+++ Recorded data +++
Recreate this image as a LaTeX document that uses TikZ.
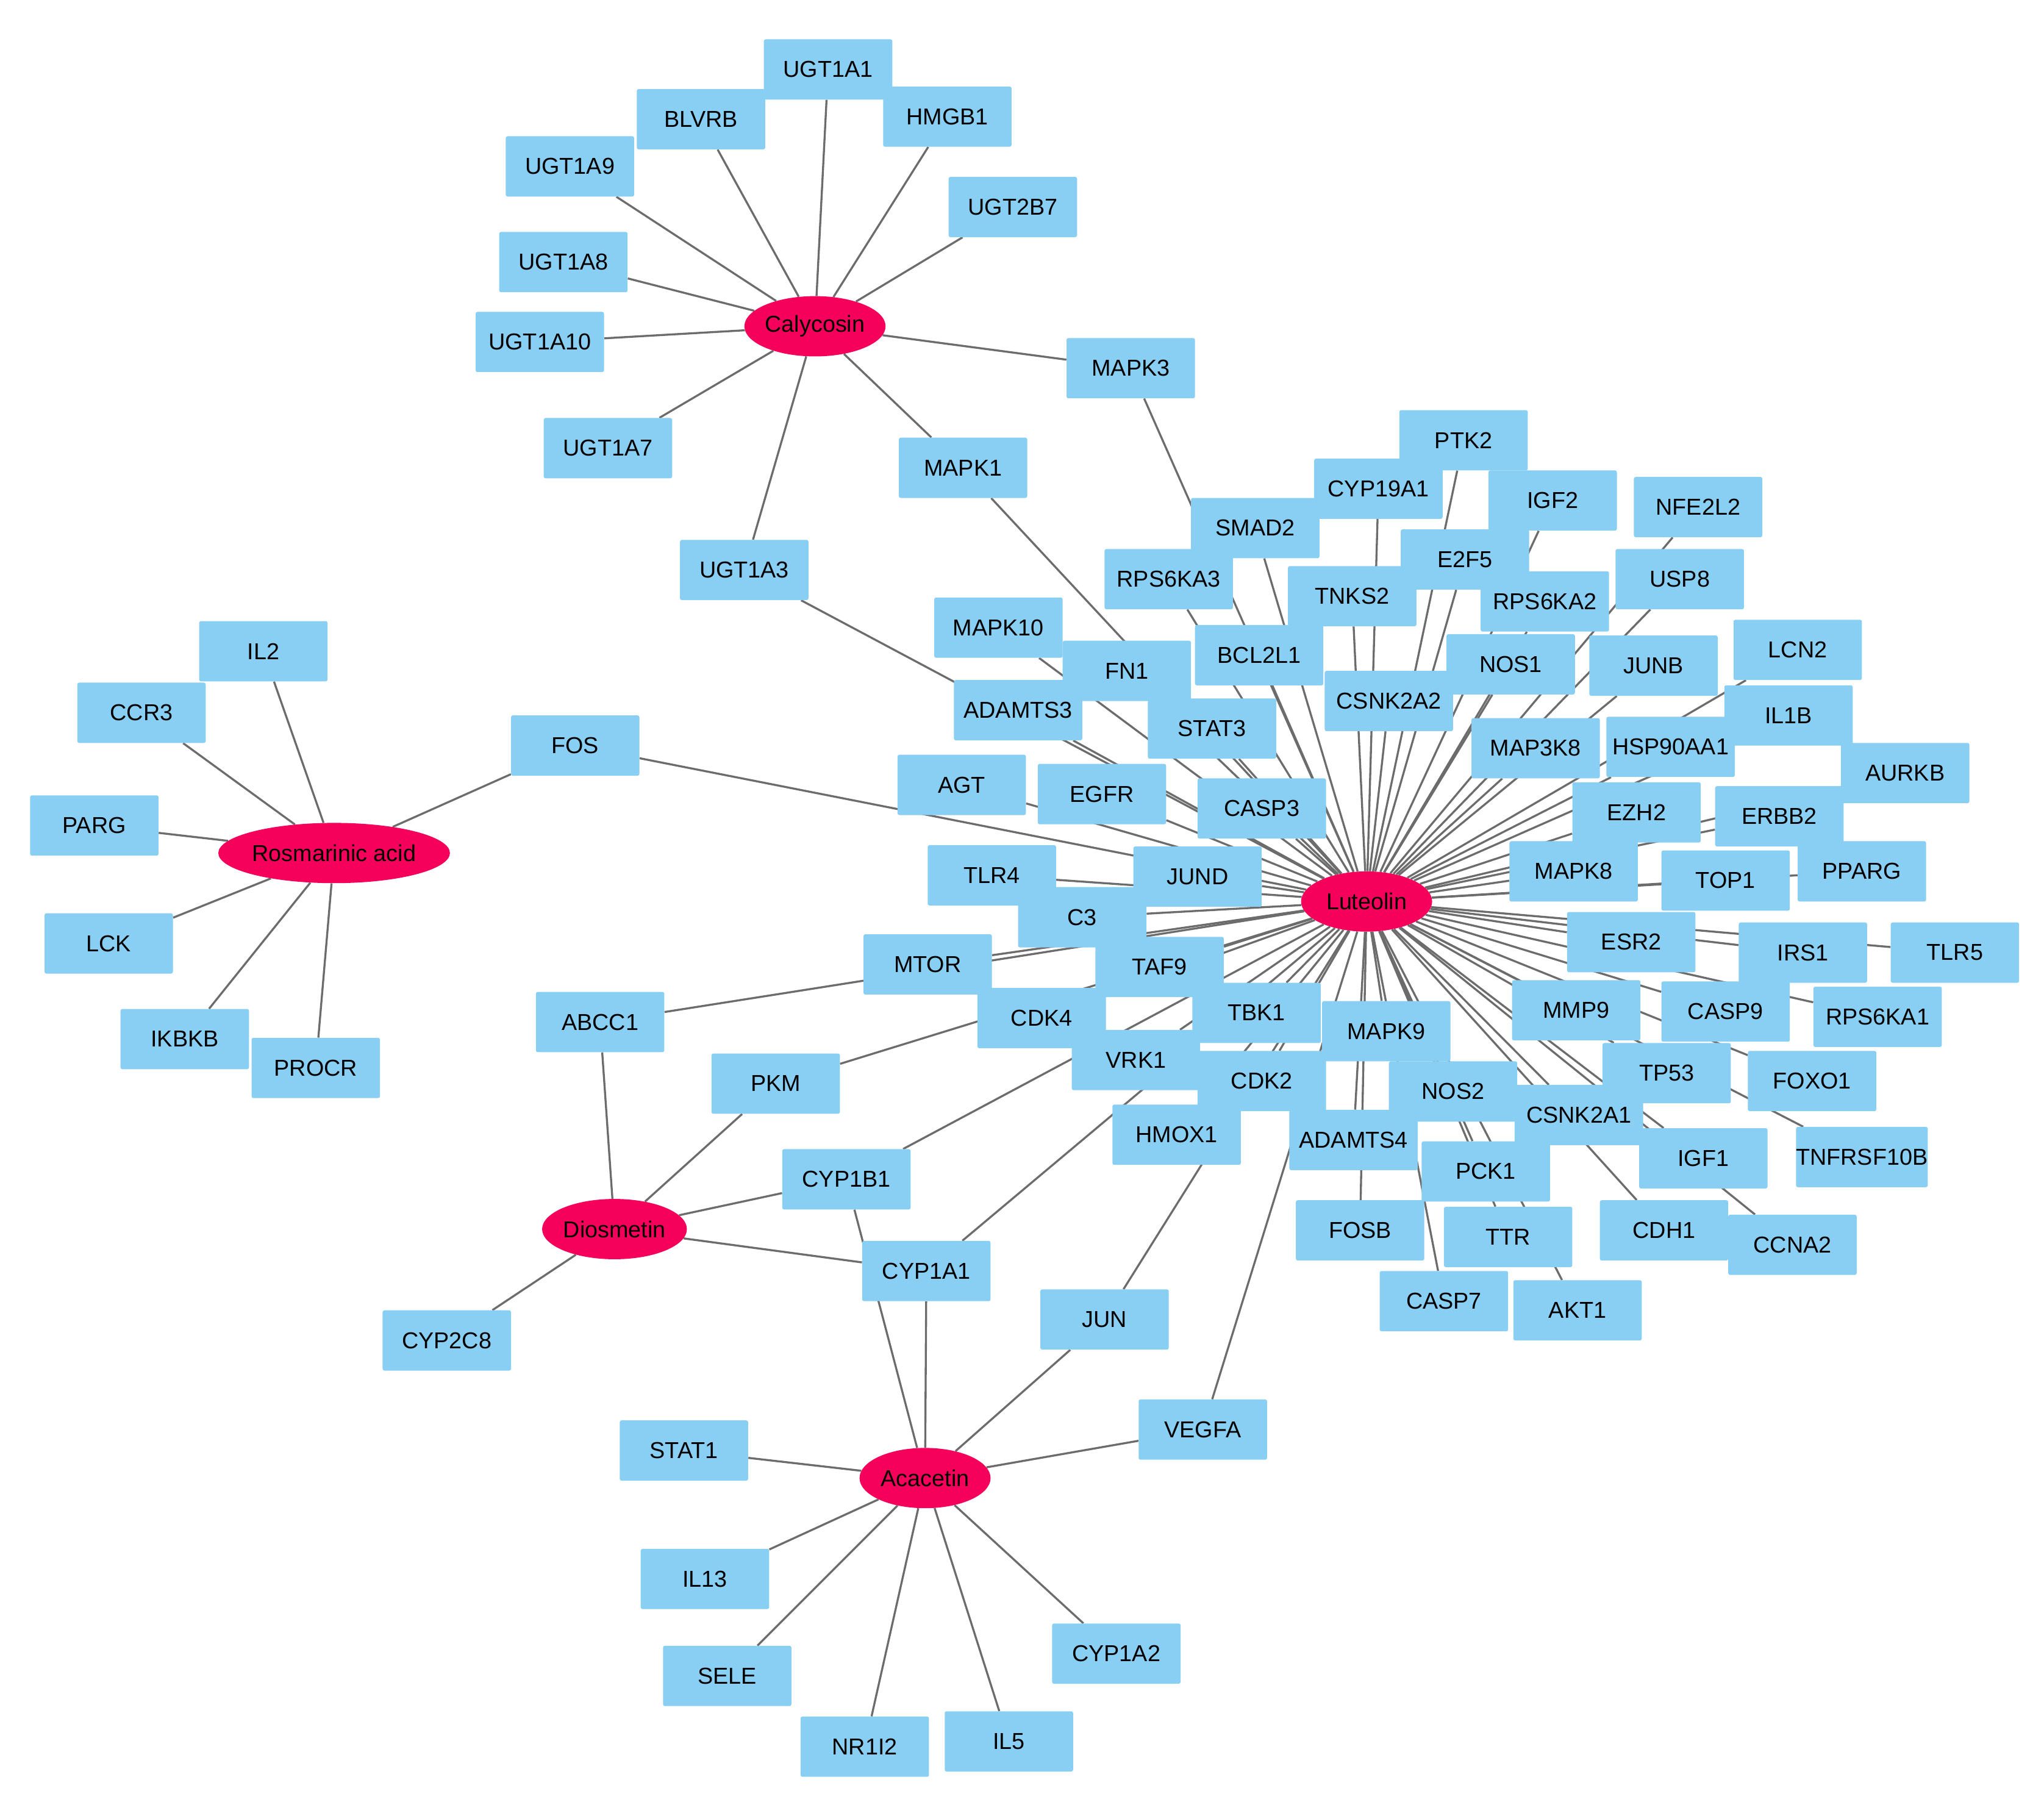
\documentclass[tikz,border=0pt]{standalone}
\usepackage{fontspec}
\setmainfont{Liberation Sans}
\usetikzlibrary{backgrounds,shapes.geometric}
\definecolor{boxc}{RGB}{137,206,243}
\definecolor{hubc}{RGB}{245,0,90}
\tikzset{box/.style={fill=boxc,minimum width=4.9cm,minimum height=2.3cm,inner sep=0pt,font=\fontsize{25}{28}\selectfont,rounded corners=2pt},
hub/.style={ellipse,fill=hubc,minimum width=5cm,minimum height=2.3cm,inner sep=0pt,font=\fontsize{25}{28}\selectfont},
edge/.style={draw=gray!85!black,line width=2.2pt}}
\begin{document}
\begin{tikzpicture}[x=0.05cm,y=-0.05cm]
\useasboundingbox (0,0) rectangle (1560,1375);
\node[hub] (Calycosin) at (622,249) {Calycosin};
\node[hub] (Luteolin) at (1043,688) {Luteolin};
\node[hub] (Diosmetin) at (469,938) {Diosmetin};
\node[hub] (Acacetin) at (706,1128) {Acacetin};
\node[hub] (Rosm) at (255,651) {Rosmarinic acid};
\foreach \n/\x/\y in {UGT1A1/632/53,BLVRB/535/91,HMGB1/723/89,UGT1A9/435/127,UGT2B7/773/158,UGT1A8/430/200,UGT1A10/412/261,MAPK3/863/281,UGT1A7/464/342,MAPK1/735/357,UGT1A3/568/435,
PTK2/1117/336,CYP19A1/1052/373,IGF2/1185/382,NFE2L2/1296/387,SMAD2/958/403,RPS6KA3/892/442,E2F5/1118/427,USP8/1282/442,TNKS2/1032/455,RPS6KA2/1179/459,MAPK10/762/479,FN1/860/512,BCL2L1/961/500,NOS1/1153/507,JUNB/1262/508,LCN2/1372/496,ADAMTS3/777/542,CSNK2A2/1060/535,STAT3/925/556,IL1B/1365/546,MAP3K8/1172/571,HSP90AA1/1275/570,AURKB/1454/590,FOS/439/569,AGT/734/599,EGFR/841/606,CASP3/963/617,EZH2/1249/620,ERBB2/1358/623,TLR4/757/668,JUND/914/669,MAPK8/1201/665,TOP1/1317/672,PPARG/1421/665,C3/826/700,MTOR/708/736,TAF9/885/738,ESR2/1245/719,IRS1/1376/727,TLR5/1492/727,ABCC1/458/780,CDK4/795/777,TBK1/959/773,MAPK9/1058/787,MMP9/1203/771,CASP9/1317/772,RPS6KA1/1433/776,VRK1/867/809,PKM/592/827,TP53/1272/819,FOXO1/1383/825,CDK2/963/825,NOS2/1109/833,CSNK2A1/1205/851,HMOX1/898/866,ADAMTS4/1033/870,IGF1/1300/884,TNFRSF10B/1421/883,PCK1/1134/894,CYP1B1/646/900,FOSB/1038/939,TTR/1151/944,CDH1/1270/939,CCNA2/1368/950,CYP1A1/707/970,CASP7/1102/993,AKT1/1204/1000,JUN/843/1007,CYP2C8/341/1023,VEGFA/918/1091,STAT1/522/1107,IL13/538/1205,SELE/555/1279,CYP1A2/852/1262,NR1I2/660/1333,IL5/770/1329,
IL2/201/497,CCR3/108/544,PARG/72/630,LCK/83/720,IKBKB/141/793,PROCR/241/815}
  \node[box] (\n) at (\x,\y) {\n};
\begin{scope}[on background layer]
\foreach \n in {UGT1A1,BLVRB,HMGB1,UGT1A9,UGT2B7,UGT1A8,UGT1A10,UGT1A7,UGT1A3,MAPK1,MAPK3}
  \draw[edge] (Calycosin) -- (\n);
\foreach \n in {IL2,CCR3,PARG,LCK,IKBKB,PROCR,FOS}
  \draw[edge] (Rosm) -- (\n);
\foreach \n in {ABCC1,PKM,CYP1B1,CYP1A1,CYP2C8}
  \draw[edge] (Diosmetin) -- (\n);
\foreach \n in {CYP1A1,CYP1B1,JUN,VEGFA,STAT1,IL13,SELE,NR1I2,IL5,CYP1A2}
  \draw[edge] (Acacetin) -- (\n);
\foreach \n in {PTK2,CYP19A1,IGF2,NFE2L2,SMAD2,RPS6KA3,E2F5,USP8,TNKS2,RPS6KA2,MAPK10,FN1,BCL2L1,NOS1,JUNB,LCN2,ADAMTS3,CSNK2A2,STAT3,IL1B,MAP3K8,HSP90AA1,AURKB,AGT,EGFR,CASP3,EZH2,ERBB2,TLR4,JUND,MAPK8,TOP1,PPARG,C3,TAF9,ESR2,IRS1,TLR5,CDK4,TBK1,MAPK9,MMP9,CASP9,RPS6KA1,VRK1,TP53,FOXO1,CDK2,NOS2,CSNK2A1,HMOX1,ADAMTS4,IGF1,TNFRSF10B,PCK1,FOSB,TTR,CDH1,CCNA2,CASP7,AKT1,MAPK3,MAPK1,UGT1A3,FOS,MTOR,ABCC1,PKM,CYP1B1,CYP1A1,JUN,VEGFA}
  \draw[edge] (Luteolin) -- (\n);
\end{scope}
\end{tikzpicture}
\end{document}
+++
* Directions for this task
Copy every line of the data word for word, omitting the images.

* Full solution
Recreate this image as a LaTeX document that uses TikZ.
\documentclass[tikz,border=0pt]{standalone}
\usepackage{fontspec}
\setmainfont{Liberation Sans}
\usetikzlibrary{backgrounds,shapes.geometric}
\definecolor{boxc}{RGB}{137,206,243}
\definecolor{hubc}{RGB}{245,0,90}
\tikzset{box/.style={fill=boxc,minimum width=4.9cm,minimum height=2.3cm,inner sep=0pt,font=\fontsize{25}{28}\selectfont,rounded corners=2pt},
hub/.style={ellipse,fill=hubc,minimum width=5cm,minimum height=2.3cm,inner sep=0pt,font=\fontsize{25}{28}\selectfont},
edge/.style={draw=gray!85!black,line width=2.2pt}}
\begin{document}
\begin{tikzpicture}[x=0.05cm,y=-0.05cm]
\useasboundingbox (0,0) rectangle (1560,1375);
\node[hub] (Calycosin) at (622,249) {Calycosin};
\node[hub] (Luteolin) at (1043,688) {Luteolin};
\node[hub] (Diosmetin) at (469,938) {Diosmetin};
\node[hub] (Acacetin) at (706,1128) {Acacetin};
\node[hub] (Rosm) at (255,651) {Rosmarinic acid};
\foreach \n/\x/\y in {UGT1A1/632/53,BLVRB/535/91,HMGB1/723/89,UGT1A9/435/127,UGT2B7/773/158,UGT1A8/430/200,UGT1A10/412/261,MAPK3/863/281,UGT1A7/464/342,MAPK1/735/357,UGT1A3/568/435,
PTK2/1117/336,CYP19A1/1052/373,IGF2/1185/382,NFE2L2/1296/387,SMAD2/958/403,RPS6KA3/892/442,E2F5/1118/427,USP8/1282/442,TNKS2/1032/455,RPS6KA2/1179/459,MAPK10/762/479,FN1/860/512,BCL2L1/961/500,NOS1/1153/507,JUNB/1262/508,LCN2/1372/496,ADAMTS3/777/542,CSNK2A2/1060/535,STAT3/925/556,IL1B/1365/546,MAP3K8/1172/571,HSP90AA1/1275/570,AURKB/1454/590,FOS/439/569,AGT/734/599,EGFR/841/606,CASP3/963/617,EZH2/1249/620,ERBB2/1358/623,TLR4/757/668,JUND/914/669,MAPK8/1201/665,TOP1/1317/672,PPARG/1421/665,C3/826/700,MTOR/708/736,TAF9/885/738,ESR2/1245/719,IRS1/1376/727,TLR5/1492/727,ABCC1/458/780,CDK4/795/777,TBK1/959/773,MAPK9/1058/787,MMP9/1203/771,CASP9/1317/772,RPS6KA1/1433/776,VRK1/867/809,PKM/592/827,TP53/1272/819,FOXO1/1383/825,CDK2/963/825,NOS2/1109/833,CSNK2A1/1205/851,HMOX1/898/866,ADAMTS4/1033/870,IGF1/1300/884,TNFRSF10B/1421/883,PCK1/1134/894,CYP1B1/646/900,FOSB/1038/939,TTR/1151/944,CDH1/1270/939,CCNA2/1368/950,CYP1A1/707/970,CASP7/1102/993,AKT1/1204/1000,JUN/843/1007,CYP2C8/341/1023,VEGFA/918/1091,STAT1/522/1107,IL13/538/1205,SELE/555/1279,CYP1A2/852/1262,NR1I2/660/1333,IL5/770/1329,
IL2/201/497,CCR3/108/544,PARG/72/630,LCK/83/720,IKBKB/141/793,PROCR/241/815}
  \node[box] (\n) at (\x,\y) {\n};
\begin{scope}[on background layer]
\foreach \n in {UGT1A1,BLVRB,HMGB1,UGT1A9,UGT2B7,UGT1A8,UGT1A10,UGT1A7,UGT1A3,MAPK1,MAPK3}
  \draw[edge] (Calycosin) -- (\n);
\foreach \n in {IL2,CCR3,PARG,LCK,IKBKB,PROCR,FOS}
  \draw[edge] (Rosm) -- (\n);
\foreach \n in {ABCC1,PKM,CYP1B1,CYP1A1,CYP2C8}
  \draw[edge] (Diosmetin) -- (\n);
\foreach \n in {CYP1A1,CYP1B1,JUN,VEGFA,STAT1,IL13,SELE,NR1I2,IL5,CYP1A2}
  \draw[edge] (Acacetin) -- (\n);
\foreach \n in {PTK2,CYP19A1,IGF2,NFE2L2,SMAD2,RPS6KA3,E2F5,USP8,TNKS2,RPS6KA2,MAPK10,FN1,BCL2L1,NOS1,JUNB,LCN2,ADAMTS3,CSNK2A2,STAT3,IL1B,MAP3K8,HSP90AA1,AURKB,AGT,EGFR,CASP3,EZH2,ERBB2,TLR4,JUND,MAPK8,TOP1,PPARG,C3,TAF9,ESR2,IRS1,TLR5,CDK4,TBK1,MAPK9,MMP9,CASP9,RPS6KA1,VRK1,TP53,FOXO1,CDK2,NOS2,CSNK2A1,HMOX1,ADAMTS4,IGF1,TNFRSF10B,PCK1,FOSB,TTR,CDH1,CCNA2,CASP7,AKT1,MAPK3,MAPK1,UGT1A3,FOS,MTOR,ABCC1,PKM,CYP1B1,CYP1A1,JUN,VEGFA}
  \draw[edge] (Luteolin) -- (\n);
\end{scope}
\end{tikzpicture}
\end{document}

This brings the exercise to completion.